Check every line of the data below for the string "matplotlib", and copy the ones that hold it.

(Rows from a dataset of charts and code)
○ ○ ○ ○ ○ ○ ○
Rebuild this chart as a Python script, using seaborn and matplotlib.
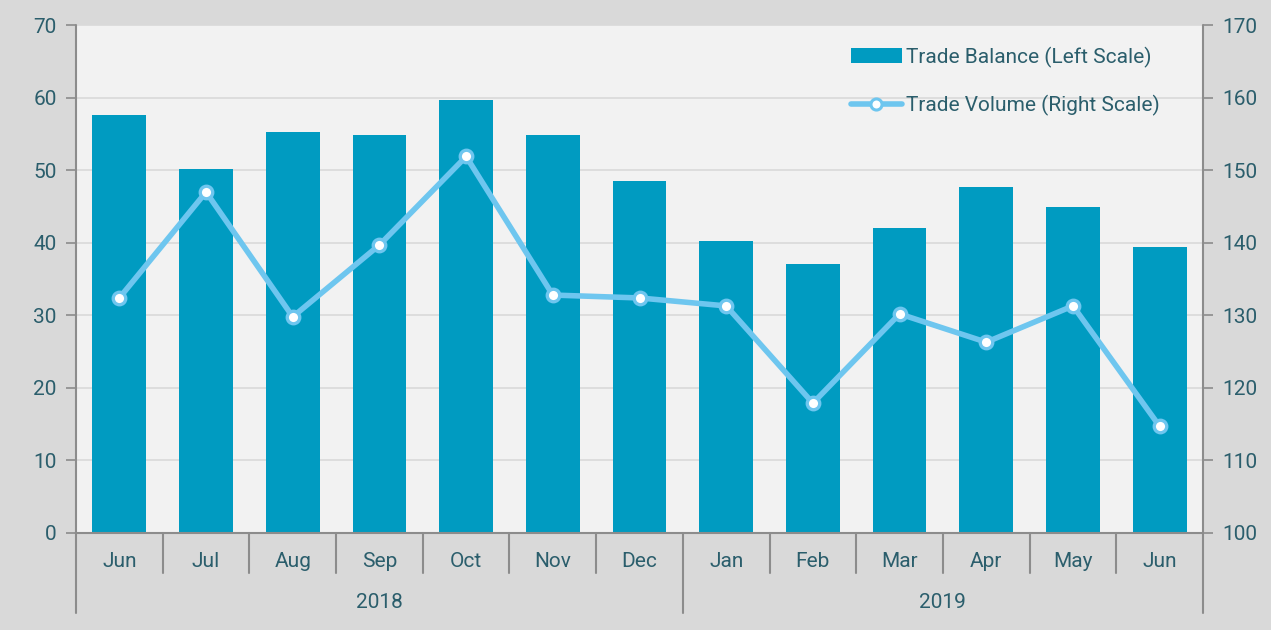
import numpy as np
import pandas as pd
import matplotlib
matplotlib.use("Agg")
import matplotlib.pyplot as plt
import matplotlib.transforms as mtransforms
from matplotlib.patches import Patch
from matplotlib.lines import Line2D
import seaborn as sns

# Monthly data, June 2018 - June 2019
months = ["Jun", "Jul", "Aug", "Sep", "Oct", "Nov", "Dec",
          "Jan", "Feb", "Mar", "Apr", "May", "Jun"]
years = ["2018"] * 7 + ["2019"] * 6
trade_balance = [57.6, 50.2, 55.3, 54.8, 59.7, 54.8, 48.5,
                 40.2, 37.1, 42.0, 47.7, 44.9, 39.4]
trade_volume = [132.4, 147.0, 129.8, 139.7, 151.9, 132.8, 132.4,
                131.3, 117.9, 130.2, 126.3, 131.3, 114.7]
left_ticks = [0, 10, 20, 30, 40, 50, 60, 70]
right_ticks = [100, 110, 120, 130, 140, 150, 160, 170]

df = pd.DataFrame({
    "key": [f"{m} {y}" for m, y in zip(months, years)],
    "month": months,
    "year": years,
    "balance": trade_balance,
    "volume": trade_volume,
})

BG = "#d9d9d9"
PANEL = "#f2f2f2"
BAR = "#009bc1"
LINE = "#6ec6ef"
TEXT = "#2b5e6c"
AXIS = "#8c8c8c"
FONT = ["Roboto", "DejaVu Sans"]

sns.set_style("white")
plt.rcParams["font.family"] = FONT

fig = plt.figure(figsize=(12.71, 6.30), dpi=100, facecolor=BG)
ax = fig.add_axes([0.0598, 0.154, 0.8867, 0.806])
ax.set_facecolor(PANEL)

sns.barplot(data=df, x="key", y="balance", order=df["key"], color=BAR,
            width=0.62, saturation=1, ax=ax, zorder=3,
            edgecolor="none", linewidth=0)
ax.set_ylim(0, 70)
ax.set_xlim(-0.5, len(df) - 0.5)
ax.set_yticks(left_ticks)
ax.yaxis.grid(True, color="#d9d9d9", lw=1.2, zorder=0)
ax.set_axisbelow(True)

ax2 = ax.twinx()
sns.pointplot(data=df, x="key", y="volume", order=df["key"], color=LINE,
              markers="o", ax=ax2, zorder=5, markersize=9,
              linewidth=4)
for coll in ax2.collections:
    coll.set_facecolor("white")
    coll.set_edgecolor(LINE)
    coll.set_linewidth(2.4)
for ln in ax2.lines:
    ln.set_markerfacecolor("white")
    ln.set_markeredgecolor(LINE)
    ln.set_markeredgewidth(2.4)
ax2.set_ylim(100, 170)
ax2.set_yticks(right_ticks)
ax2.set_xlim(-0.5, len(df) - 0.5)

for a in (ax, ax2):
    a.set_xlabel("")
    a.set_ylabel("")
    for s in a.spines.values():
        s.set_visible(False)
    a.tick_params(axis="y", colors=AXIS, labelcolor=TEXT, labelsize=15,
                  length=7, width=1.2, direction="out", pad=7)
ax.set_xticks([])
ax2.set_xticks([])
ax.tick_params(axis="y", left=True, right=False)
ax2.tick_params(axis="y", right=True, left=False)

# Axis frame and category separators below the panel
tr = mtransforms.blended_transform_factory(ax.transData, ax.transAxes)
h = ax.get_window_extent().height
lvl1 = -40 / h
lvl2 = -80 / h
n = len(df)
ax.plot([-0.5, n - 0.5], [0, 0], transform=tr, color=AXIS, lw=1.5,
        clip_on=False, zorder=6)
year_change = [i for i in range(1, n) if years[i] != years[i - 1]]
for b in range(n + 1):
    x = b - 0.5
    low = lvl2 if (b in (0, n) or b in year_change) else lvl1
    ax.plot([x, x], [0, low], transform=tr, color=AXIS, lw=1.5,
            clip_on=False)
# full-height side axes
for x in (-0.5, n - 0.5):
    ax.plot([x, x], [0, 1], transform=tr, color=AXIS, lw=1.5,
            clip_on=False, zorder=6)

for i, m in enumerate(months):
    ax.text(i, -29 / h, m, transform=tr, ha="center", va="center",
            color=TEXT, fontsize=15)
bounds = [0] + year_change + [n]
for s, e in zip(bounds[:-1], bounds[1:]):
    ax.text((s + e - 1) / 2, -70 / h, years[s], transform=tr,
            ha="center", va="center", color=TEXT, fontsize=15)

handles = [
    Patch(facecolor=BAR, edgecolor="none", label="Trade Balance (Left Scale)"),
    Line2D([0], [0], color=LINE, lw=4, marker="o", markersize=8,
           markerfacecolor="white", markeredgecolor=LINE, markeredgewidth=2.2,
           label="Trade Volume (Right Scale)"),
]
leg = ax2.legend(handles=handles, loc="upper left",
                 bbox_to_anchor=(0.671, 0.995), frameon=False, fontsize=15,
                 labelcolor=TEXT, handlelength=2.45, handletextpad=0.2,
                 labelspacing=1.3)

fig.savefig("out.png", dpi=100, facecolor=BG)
○ ○ ○ ○ ○ ○ ○
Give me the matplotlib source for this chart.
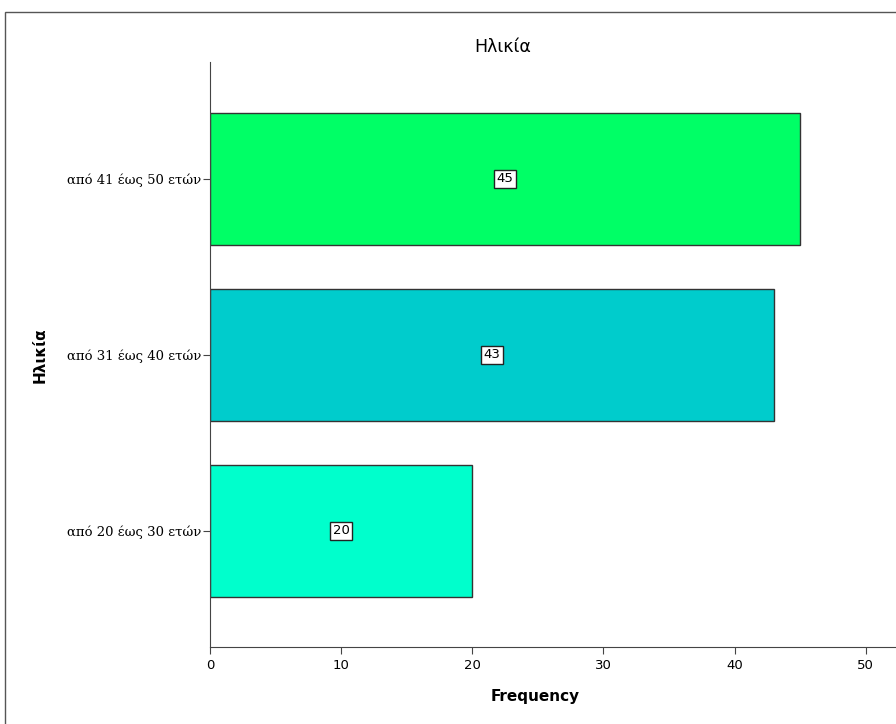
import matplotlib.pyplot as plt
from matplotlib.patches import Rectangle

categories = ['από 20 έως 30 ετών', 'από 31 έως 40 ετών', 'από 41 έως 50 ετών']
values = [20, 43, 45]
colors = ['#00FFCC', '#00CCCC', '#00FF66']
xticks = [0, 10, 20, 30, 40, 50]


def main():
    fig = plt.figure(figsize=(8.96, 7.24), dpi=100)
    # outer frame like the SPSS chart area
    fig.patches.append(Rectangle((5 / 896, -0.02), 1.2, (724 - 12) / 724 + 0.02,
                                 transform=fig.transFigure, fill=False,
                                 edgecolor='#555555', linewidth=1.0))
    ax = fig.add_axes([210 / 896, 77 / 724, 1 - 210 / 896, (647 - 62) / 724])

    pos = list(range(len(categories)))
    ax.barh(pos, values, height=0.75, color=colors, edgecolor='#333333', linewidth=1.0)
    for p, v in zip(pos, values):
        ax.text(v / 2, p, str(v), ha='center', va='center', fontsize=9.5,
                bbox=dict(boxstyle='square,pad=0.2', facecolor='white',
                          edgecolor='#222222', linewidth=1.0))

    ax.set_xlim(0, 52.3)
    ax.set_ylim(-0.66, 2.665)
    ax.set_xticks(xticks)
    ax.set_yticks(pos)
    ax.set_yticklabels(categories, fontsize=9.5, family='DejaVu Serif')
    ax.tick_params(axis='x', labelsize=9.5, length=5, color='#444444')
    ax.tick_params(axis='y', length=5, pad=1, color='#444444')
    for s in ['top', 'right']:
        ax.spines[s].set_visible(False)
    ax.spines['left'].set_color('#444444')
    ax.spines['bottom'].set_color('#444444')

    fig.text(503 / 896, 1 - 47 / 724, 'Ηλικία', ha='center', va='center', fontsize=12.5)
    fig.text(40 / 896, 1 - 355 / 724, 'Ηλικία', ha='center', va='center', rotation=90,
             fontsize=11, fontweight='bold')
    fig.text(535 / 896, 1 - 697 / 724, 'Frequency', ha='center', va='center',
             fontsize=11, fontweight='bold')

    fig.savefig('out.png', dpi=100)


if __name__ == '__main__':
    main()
○ ○ ○ ○ ○ ○ ○
Task result =>
Rebuild this chart as a Python script, using seaborn and matplotlib.
import matplotlib
matplotlib.use("Agg")
import matplotlib.pyplot as plt
import matplotlib.transforms as mtransforms
from matplotlib.patches import Patch
from matplotlib.lines import Line2D
Give me the matplotlib source for this chart.
import matplotlib.pyplot as plt
from matplotlib.patches import Rectangle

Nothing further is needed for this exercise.